The opinion garnered significant media attention because it came in the shadow of Whole Woman’s Health. But that opinion had little to do with that decision. Indeed, Judge Pratt mentions that case only once and even then in a footnote. Instead, she rests her decision on the Supreme Court’s prior abortion jurisprudence. Citing Roe v. Wade and Planned Parenthood v. Casey, she says that “the woman’s right to choose to have an abortion pre-viability is categorical, a state cannot prohibit any woman from making the ultimate decision to terminate her pregnancy before viability.” Illinois, a state that borders Indiana, similarly agreed to limit its sex-selective abortion ban to post-viability abortions after the U.S. Supreme Court’s decision in Casey in 1993.

These states not only create “obstacles” to pre-viability abortions, but are complete bans. Although women do terminate pregnancies if the child will have severe disabilities, rarely (if at all) do women in the United States terminate pregnancies because they do not desire to have a child of a certain sex. Moreover, the concept of race-selective abortion bans is “absurd” according to a member of the U.S. House of Representatives, Rep. John Conyers.  This is because these laws suggest that minority women discriminate against their fetuses on the basis of race. Anti-abortion advocates argue that these bans are needed to prevent discrimination against the fetus.

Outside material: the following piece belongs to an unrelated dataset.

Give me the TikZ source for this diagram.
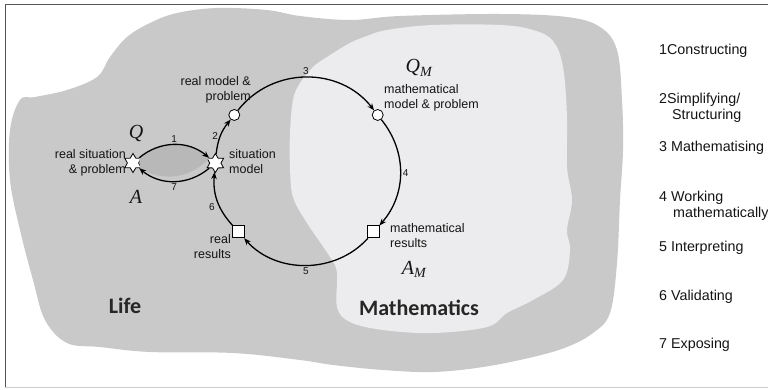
\documentclass[tikz,border=0pt]{standalone}
\usepackage{fontspec}
\setmainfont{Liberation Sans}
\newfontfamily\regionfont{Carlito}
\newfontfamily\letterfont{Liberation Serif}
\usetikzlibrary{shapes.geometric,arrows.meta}
\definecolor{lifegray}{HTML}{C9C9C9}
\definecolor{mathgray}{HTML}{ECECEE}
\definecolor{loopgray}{HTML}{B8B8B8}
\definecolor{framegray}{HTML}{555555}
\definecolor{inkgray}{HTML}{141414}

\begin{document}
\begin{tikzpicture}[x=1pt, y=1pt,
    every node/.style={text=inkgray},
    label text/.style={font=\fontsize{12.5}{15}\selectfont, align=left, inner sep=0pt},
    step num/.style={font=\fontsize{10}{12}\selectfont, inner sep=2pt},
    letter/.style={font=\letterfont\itshape\fontsize{20}{22}\selectfont, inner sep=0pt},
    situation/.style={star, star points=6, star point ratio=1.7, draw=black, fill=white, line width=0.8pt, minimum size=19pt, inner sep=0pt},
    model/.style={circle, draw=black, fill=white, line width=0.8pt, minimum size=11pt, inner sep=0pt},
    result/.style={rectangle, draw=black, fill=white, line width=0.8pt, minimum size=12pt, inner sep=0pt},
    cycle arrow/.style={line width=1.3pt, -{Stealth[length=7pt,width=5.5pt]}},
    legend/.style={font=\fontsize{14.3}{16}\selectfont, anchor=west, align=left, inner sep=0pt},
    region/.style={font=\regionfont\bfseries\fontsize{22}{24}\selectfont, text=black!85}
]
\useasboundingbox (0,0) rectangle (768,389);
\draw[framegray, line width=1pt] (768,384) -- (5,384) -- (5,2);
\draw[black!20, line width=1pt] (5,2) -- (768,2);

\fill[lifegray] plot[smooth cycle, tension=0.6] coordinates {
    (10,259) (20,289) (35,292) (67,299) (97,312) (110,332) (127,352) (150,366)
    (177,376) (217,381) (267,379) (300,373) (350,369) (400,373) (500,375)
    (567,372) (600,362) (617,339) (622,289) (623,239) (620,189) (617,126)
    (610,76) (593,56) (567,42) (533,32) (483,22) (433,17) (383,19) (333,24)
    (300,29) (233,36) (150,37) (100,42) (67,46) (45,69) (33,109) (20,159) (10,209)};
\fill[mathgray] plot[smooth cycle, tension=0.6] coordinates {
    (327,332) (350,346) (367,353) (387,359) (433,364) (500,364) (533,359)
    (553,348) (563,322) (567,272) (567,222) (572,189) (567,159) (570,139)
    (563,109) (533,89) (507,76) (487,62) (433,56) (383,59) (350,67) (337,82)
    (337,116) (330,132) (307,166) (293,192) (290,222) (290,256) (293,289)
    (300,306) (313,322)};

\coordinate (hub) at (306,218);
\node[situation] (ls) at (133,226) {};
\node[situation] (sm) at ([shift={(175:91)}]hub) {};
\node[model] (rm) at ([shift={(142:91)}]hub) {};
\node[model] (mm) at ([shift={(38:91)}]hub) {};
\node[result] (mr) at ([shift={(318:91)}]hub) {};
\node[result] (rr) at ([shift={(222:91)}]hub) {};

\fill[loopgray] (ls) to[bend left=40] (sm) to[bend left=40] (ls);
\draw[cycle arrow] (ls) to[bend left=40] node[step num, above] {1} (sm);
\draw[cycle arrow] (sm) to[bend left=40] node[step num, below] {7} (ls);
\draw[cycle arrow] (sm) to[bend left=16.5] node[step num, left] {2} (rm);
\draw[cycle arrow] (rm) to[bend left=52, looseness=1.05] node[step num, above] {3} (mm);
\draw[cycle arrow] (mm) to[bend left=40] node[step num, right] {4} (mr);
\draw[cycle arrow] (mr) to[bend left=48] node[step num, below] {5} (rr);
\draw[cycle arrow] (rr) to[bend left=23.5] node[step num, below left] {6} (sm);

\node[label text, align=right, anchor=east] (lstext) at (126,226) {real situation\\\& problem};
\node[label text, anchor=west] (smtext) at (229,227.5) {situation\\model};
\node[label text, align=right, anchor=east] (rmtext) at (251,299) {real model \&\\problem};
\node[label text, anchor=west] (mmtext) at (384,291) {mathematical\\model \& problem};
\node[label text, anchor=west] (mrtext) at (390,153.5) {mathematical\\results};
\node[label text, align=right, anchor=east] (rrtext) at (231,142.5) {real\\results};

\node[letter] (q) at (136,256) {Q};
\node[letter] (a) at (136,192) {A};
\node[letter] (qm) at (419,321) {Q\textsubscript{M}};
\node[letter] (am) at (414,120) {A\textsubscript{M}};

\node[region] (life) at (125,83) {Life};
\node[region] (maths) at (419,81) {Mathematics};

\node[legend] (c1) at (659,338) {1Constructing};
\node[legend] (c2) at (659,281.5) {2Simplifying/\\\hspace*{13pt}Structuring};
\node[legend] (c3) at (659,241) {3 Mathematising};
\node[legend] (c4) at (659,183) {4 Working\\\hspace*{14pt}mathematically};
\node[legend] (c5) at (659,141) {5 Interpreting};
\node[legend] (c6) at (659,92) {6 Validating};
\node[legend] (c7) at (659,44) {7 Exposing};
\end{tikzpicture}
\end{document}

Judge Pratt’s decision only temporarily suspends the law. A full trial will determine the fate of the Indiana statute and similar court battles will likely ensue in courts around the country. The U.S. Supreme Court recognized that the justification for the Texas statute in Whole Woman’s Health was nothing more than fig leaf to restrict women’s access to abortion. Courts should similarly recognize that reason-based bans do little more than burden access to reproductive care.